Your goal for the design is to completely write main(), such that it won’t need to change much as you implement and test all of the other functions.

If you are confused about how the top-down design should look, please see the following examples of a design and full program for a simple guessing game program.

Tips

Note: some of these tips may not be needed until you implement the full program in the second week of this lab, but are included here to help you with the design.

Random library: shuffle(<list>) and seed(<int>)

The random library includes a shuffle function that, given a list, will put the list in a random order. You can use the shuffle function to shuffle your deck.

While you are testing your program, it is useful to have the deck and rack start off the same way each time. You can force the random library to pick the same random numbers each time by using the seed function. If you call seed(0) at the start of main, your deck will get shuffled the same way each time. If you want to try different configurations, you can changed the value to other integers, e.g. seed(1). When you turn in your final program, be sure to remove the call the seed.

Testing the game

Once you start working on the game implementation, being able to easily test it makes debugging easier and faster.

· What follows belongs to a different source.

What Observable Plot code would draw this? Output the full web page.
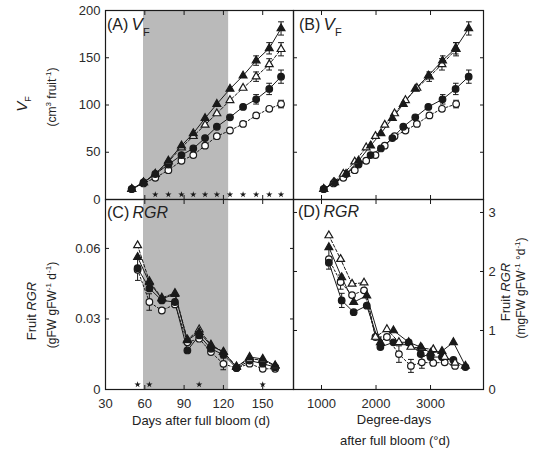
<!DOCTYPE html>
<html><head><meta charset="utf-8">
<script src="https://cdn.jsdelivr.net/npm/d3@7"></script>
<script src="https://cdn.jsdelivr.net/npm/@observablehq/plot@0.6"></script>
<style>
body{margin:0;background:#fff;}
#chart{position:relative;width:538px;height:450px;font-family:"Liberation Sans",Arial,Helvetica,sans-serif;color:#222;background:#fff;overflow:hidden;}
#chart svg{position:absolute;left:0;top:0;}
.lab{position:absolute;white-space:nowrap;line-height:1;}
.rot{transform:translate(-50%,-50%) rotate(-90deg);}
.ctr{transform:translate(-50%,-50%);}
</style></head><body><div id="chart"></div>
<script>
// ---------- data ----------
const days = [50, 59, 68, 78, 88, 97, 106, 115, 125, 135, 145, 155, 164];
const ddFilled = [1040, 1240, 1450, 1680, 1900, 2090, 2300, 2500, 2720, 2960, 3220, 3460, 3700];
const ddOpen   = [1040, 1220, 1400, 1610, 1820, 1990, 2160, 2340, 2540, 2750, 2980, 3210, 3470];
const volFilledTri  = [11, 18, 27, 41, 57, 70, 86, 101, 117, 131, 147, 160, 181];
const volOpenTri    = [11, 18, 27, 40, 55, 67, 79, 91, 105, 118, 130, 143, 159];
const volFilledCirc = [11, 18, 27, 37, 47, 54, 65, 77, 87, 98, 106, 117, 130];
const volOpenCirc   = [11, 17, 23, 31, 41, 47, 57, 67, 73, 80, 89, 96, 101];
// error bars (half-length), 0 = not visible
const seVolFilledTri  = [0, 0, 0, 0, 0, 0, 0, 0, 0, 0, 5, 6, 7];
const seVolOpenTri    = [0, 0, 0, 0, 0, 0, 0, 0, 0, 0, 5, 6, 7];
const seVolFilledCirc = [0, 0, 0, 0, 0, 0, 0, 0, 0, 0, 5, 6, 7];
const seVolOpenCirc   = [0, 0, 0, 0, 0, 0, 0, 0, 0, 0, 0, 0, 4];

const rgrDays = [54.5, 63.5, 73, 83, 92.5, 101.5, 110.5, 120, 130, 140, 150, 159.5];
const rgrFilledTri  = [0.0563, 0.0455, 0.0386, 0.0405, 0.0209, 0.0244, 0.0187, 0.0159, 0.0095, 0.0138, 0.0130, 0.0102];
const rgrOpenTri    = [0.0613, 0.0460, 0.0390, 0.0410, 0.0212, 0.0255, 0.0190, 0.0160, 0.0098, 0.0130, 0.0125, 0.0100];
const rgrFilledCirc = [0.0516, 0.0430, 0.0379, 0.0372, 0.0166, 0.0230, 0.0173, 0.0148, 0.0091, 0.0123, 0.0110, 0.0095];
const rgrOpenCirc   = [0.0509, 0.0372, 0.0336, 0.0362, 0.0201, 0.0216, 0.0159, 0.0109, 0.0091, 0.0110, 0.0088, 0.0088];
const seRgrOpenCirc = [0.0045, 0.0035, 0, 0, 0, 0, 0, 0.0025, 0, 0, 0, 0];

const rgrDdFilled = [1135, 1370, 1590, 1830, 2080, 2320, 2600, 2820, 3000, 3210, 3420, 3640];
const rgrDdOpen   = [1135, 1350, 1560, 1780, 1990, 2200, 2420, 2640, 2840, 3050, 3260, 3450];
const rgrDdFilledTri  = [2.41, 1.90, 1.48, 1.59, 0.80, 1.00, 0.80, 0.72, 0.62, 0.65, 0.80, 0.40];
const rgrDdOpenTri    = [2.61, 2.21, 1.79, 1.81, 0.89, 1.02, 0.80, 0.72, 0.70, 0.68, 0.55, 0.45];
const rgrDdFilledCirc = [2.15, 1.51, 1.31, 1.42, 0.72, 0.80, 0.80, 0.60, 0.55, 0.55, 0.50, 0.38];
const rgrDdOpenCirc   = [2.21, 1.82, 1.60, 1.68, 0.89, 0.89, 0.60, 0.40, 0.46, 0.45, 0.46, 0.40];
const seRgrDdOpenCirc   = [0.17, 0.12, 0, 0, 0, 0, 0.14, 0.11, 0.1, 0, 0, 0];
const seRgrDdFilledCirc = [0, 0.12, 0, 0, 0, 0, 0, 0, 0, 0, 0, 0];

const shadeDays = [59, 124];
const starDaysA = [68, 78, 88, 97, 106, 115, 125, 135, 145, 155, 164];
const starDaysC = [54.5, 63.5, 101.5, 150];

const dayTicks = [30, 60, 90, 120, 150];
const ddTicks = [1000, 2000, 3000];
const volTicks = [0, 50, 100, 150, 200];
const rgrTicks = [0, 0.03, 0.06];
const rgrDdTicks = [0, 1, 2, 3];

// ---------- helpers ----------
const W = 538, H = 450;
const ink = "#1a1a1a";
const zip = (xs, ys, se) => xs.map((x, i) => ({x, y: ys[i], se: se ? se[i] : 0}));

const seriesStyle = [
  {key: "openCirc",   symbol: "circle",   fill: "white", dash: "2,2", r: 3.3},
  {key: "filledCirc", symbol: "circle",   fill: ink,     dash: null,  r: 3.3},
  {key: "openTri",    symbol: "triangle", fill: "white", dash: "3,2", r: 2.9},
  {key: "filledTri",  symbol: "triangle", fill: ink,     dash: null,  r: 2.9}
];

function seriesMarks(dataByKey) {
  const lines = [], bars = [], dots = [];
  for (const s of seriesStyle) {
    const data = dataByKey[s.key];
    lines.push(Plot.line(data, {x: "x", y: "y", stroke: ink, strokeWidth: 1, strokeDasharray: s.dash}));
    const withSe = data.filter(d => d.se > 0);
    if (withSe.length) {
      bars.push(Plot.link(withSe, {x1: "x", x2: "x", y1: d => d.y - d.se, y2: d => d.y + d.se,
        stroke: ink, strokeWidth: 1, markerStart: "tick", markerEnd: "tick"}));
    }
    dots.push(Plot.dot(data, {x: "x", y: "y", symbol: s.symbol, r: s.r, fill: s.fill, stroke: ink, strokeWidth: 1.2}));
  }
  return [...lines, ...bars, ...dots];
}

function panel({left, right, top, bottom, xDomain, yDomain, marks}) {
  return Plot.plot({
    width: W, height: H,
    marginLeft: left, marginRight: W - right, marginTop: top, marginBottom: H - bottom,
    x: {domain: xDomain, label: null},
    y: {domain: yDomain, label: null},
    style: {background: "transparent", fontSize: "13px", fontFamily: '"Liberation Sans", Arial, sans-serif', color: "#2a2a2a", overflow: "visible"},
    marks
  });
}

const tick = {tickSize: -4, stroke: ink, label: null};
const noText = {...tick, fill: "none"};
const starMark = (xs) => Plot.dot(xs, {x: d => d, frameAnchor: "bottom", dy: -5, symbol: "star", r: 2, fill: ink, stroke: "none"});

const chart = document.getElementById("chart");

// Panel A
chart.append(panel({
  left: 105, right: 293, top: 10, bottom: 199,
  xDomain: [30, 173.5], yDomain: [0, 200],
  marks: [
    Plot.rect([shadeDays], {x1: d => d[0], x2: d => d[1], fill: "#bababa"}),
    ...seriesMarks({
      filledTri: zip(days, volFilledTri, seVolFilledTri), openTri: zip(days, volOpenTri, seVolOpenTri),
      filledCirc: zip(days, volFilledCirc, seVolFilledCirc), openCirc: zip(days, volOpenCirc, seVolOpenCirc)
    }),
    starMark(starDaysA),
    Plot.axisY({...tick, ticks: volTicks, tickPadding: 9, fill: "#2a2a2a", tickFormat: d => String(d)}),
    Plot.axisX({...noText, anchor: "bottom", ticks: dayTicks}),
    Plot.axisX({...noText, anchor: "top", ticks: dayTicks}),
    Plot.frame({stroke: ink, strokeWidth: 1.2})
  ]
}));

// Panel B
chart.append(panel({
  left: 293, right: 483, top: 10, bottom: 199,
  xDomain: [486, 3972], yDomain: [0, 200],
  marks: [
    ...seriesMarks({
      filledTri: zip(ddFilled, volFilledTri, seVolFilledTri), openTri: zip(ddOpen, volOpenTri, seVolOpenTri),
      filledCirc: zip(ddFilled, volFilledCirc, seVolFilledCirc), openCirc: zip(ddOpen, volOpenCirc, seVolOpenCirc)
    }),
    Plot.axisY({...noText, anchor: "left", ticks: volTicks}),
    Plot.axisY({...noText, anchor: "right", ticks: volTicks}),
    Plot.axisX({...noText, anchor: "bottom", ticks: ddTicks}),
    Plot.axisX({...noText, anchor: "top", ticks: ddTicks}),
    Plot.frame({stroke: ink, strokeWidth: 1.2})
  ]
}));

// Panel C
chart.append(panel({
  left: 105, right: 293, top: 199, bottom: 389,
  xDomain: [30, 173.5], yDomain: [0, 0.0808],
  marks: [
    Plot.rect([shadeDays], {x1: d => d[0], x2: d => d[1], fill: "#bababa"}),
    ...seriesMarks({
      filledTri: zip(rgrDays, rgrFilledTri), openTri: zip(rgrDays, rgrOpenTri),
      filledCirc: zip(rgrDays, rgrFilledCirc), openCirc: zip(rgrDays, rgrOpenCirc, seRgrOpenCirc)
    }),
    starMark(starDaysC),
    Plot.axisY({...tick, ticks: rgrTicks, tickPadding: 9, fill: "#2a2a2a", tickFormat: d => d === 0 ? "0" : d.toFixed(2)}),
    Plot.axisY({...noText, anchor: "right", ticks: rgrTicks}),
    Plot.axisX({...tick, anchor: "bottom", ticks: dayTicks, tickPadding: 13, fill: "#2a2a2a", tickFormat: d => String(d)}),
    Plot.axisX({...noText, anchor: "top", ticks: dayTicks}),
    Plot.frame({stroke: ink, strokeWidth: 1.2})
  ]
}));

// Panel D
chart.append(panel({
  left: 293, right: 483, top: 199, bottom: 389,
  xDomain: [486, 3972], yDomain: [0, 3.22],
  marks: [
    ...seriesMarks({
      filledTri: zip(rgrDdFilled, rgrDdFilledTri), openTri: zip(rgrDdOpen, rgrDdOpenTri),
      filledCirc: zip(rgrDdFilled, rgrDdFilledCirc, seRgrDdFilledCirc), openCirc: zip(rgrDdOpen, rgrDdOpenCirc, seRgrDdOpenCirc)
    }),
    Plot.axisY({...noText, anchor: "left", ticks: rgrDdTicks}),
    Plot.axisY({...tick, anchor: "right", ticks: rgrDdTicks, tickPadding: 9, fill: "#2a2a2a", tickFormat: d => String(d)}),
    Plot.axisX({...tick, anchor: "bottom", ticks: ddTicks, tickPadding: 13, fill: "#2a2a2a", tickFormat: d => String(d)}),
    Plot.axisX({...noText, anchor: "top", ticks: ddTicks}),
    Plot.frame({stroke: ink, strokeWidth: 1.2})
  ]
}));

// ---------- text labels ----------
function lab(html, css, cls) {
  const d = document.createElement("div");
  d.className = "lab " + (cls || "");
  d.innerHTML = html;
  d.style.cssText += css;
  chart.append(d);
}
const sub = (t, fs, va) => `<span style="font-size:${fs}px;vertical-align:${va}px">${t}</span>`;
const sup = (t) => `<span style="font-size:8px;vertical-align:5px">${t}</span>`;

lab(`(A)&#8201;<i style="font-size:17px">V</i>${sub("F", 11, -6)}`, "left:107px;top:16px;font-size:16px;");
lab(`(B)&#8201;<i style="font-size:17px">V</i>${sub("F", 11, -6)}`, "left:299px;top:16px;font-size:16px;");
lab(`(C)&#8201;<i>RGR</i>`, "left:107px;top:205px;font-size:16px;");
lab(`(D)&#8201;<i>RGR</i>`, "left:298px;top:204px;font-size:16px;");

lab(`<i>V</i>${sub("F", 9, -4)}`, "left:23px;top:104px;font-size:15px;", "rot");
lab(`(cm${sup("3")} fruit${sup("-1")})`, "left:51px;top:97px;font-size:12px;", "rot");
lab(`Fruit <i>RGR</i>`, "left:31px;top:311px;font-size:13px;", "rot");
lab(`(gFW gFW${sup("-1")} d${sup("-1")})`, "left:51px;top:305px;font-size:12px;", "rot");
lab(`Fruit <i>RGR</i>`, "left:505px;top:292px;font-size:13px;", "rot");
lab(`(mgFW gFW${sup("-1")} °d${sup("-1")})`, "left:520px;top:288px;font-size:12px;", "rot");

lab(`Days after full bloom (d)`, "left:201px;top:420px;font-size:13px;", "ctr");
lab(`Degree-days`, "left:394px;top:419px;font-size:13px;", "ctr");
lab(`after full bloom (°d)`, "left:395px;top:440px;font-size:13px;", "ctr");
</script></body></html>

Be sure you test your program after you do the bottom-up implementation of each function!

You can assume the user always enters an integer, but you need to handle the cases where the user types in an invalid integer (e.g. 99 for a slot number).

When you think you have things running, follow each example shown above and be sure that you can get the same behavior from your program. (Obviously there will be differences due to randomness, but the general pattern should be the same for your program and the examples shown.)

Extra Challenges

These will not affect your grade or gain you extra points. They are included just as extra challenges, if you are interested (and have already finished the entire game). If you decide to add extra challenges, copy your code to a new file: cp racko.py racko_extra.py

  • Can you keep a high score saved in a file so that when the player plays again they can try to beat their high score?

  • The game is a bit easy when there is only one player. For example, you can just discard a 1 from your hand and not worry that your opponent will pick it up. Add functionality so that two players can play against each other. With multiple players, don’t shuffle the discard pile in the deck after each turn. Let the discard pile grow until the draw deck is empty and then shuffle that back into the draw back when needed.

  • If you can get two players to play against each other, can you make one of the players be the computer? An obvious and easy strategy for the computer is just to pick randomly and swap randomly…​ That will at least let you test that computer player is working. And if you can get it working, can you come up with a slightly better strategy for the computer than just random?

  • Can you make the game ask you how many players you want to play against? And how many of those players should be computer players?

Answer the Questionnaire

Please edit the Questions-06.txt file in your cs21/labs/06 directory and answer the questions in that file.

Once you’re done with that, run handin21 again.

Turning in your labs…​.

Remember to run handin21 to turn in your lab files! You may run handin21 as many times as you want. Each time it will turn in any new work. We recommend running handin21 after you complete each program or after you complete significant work on any one program.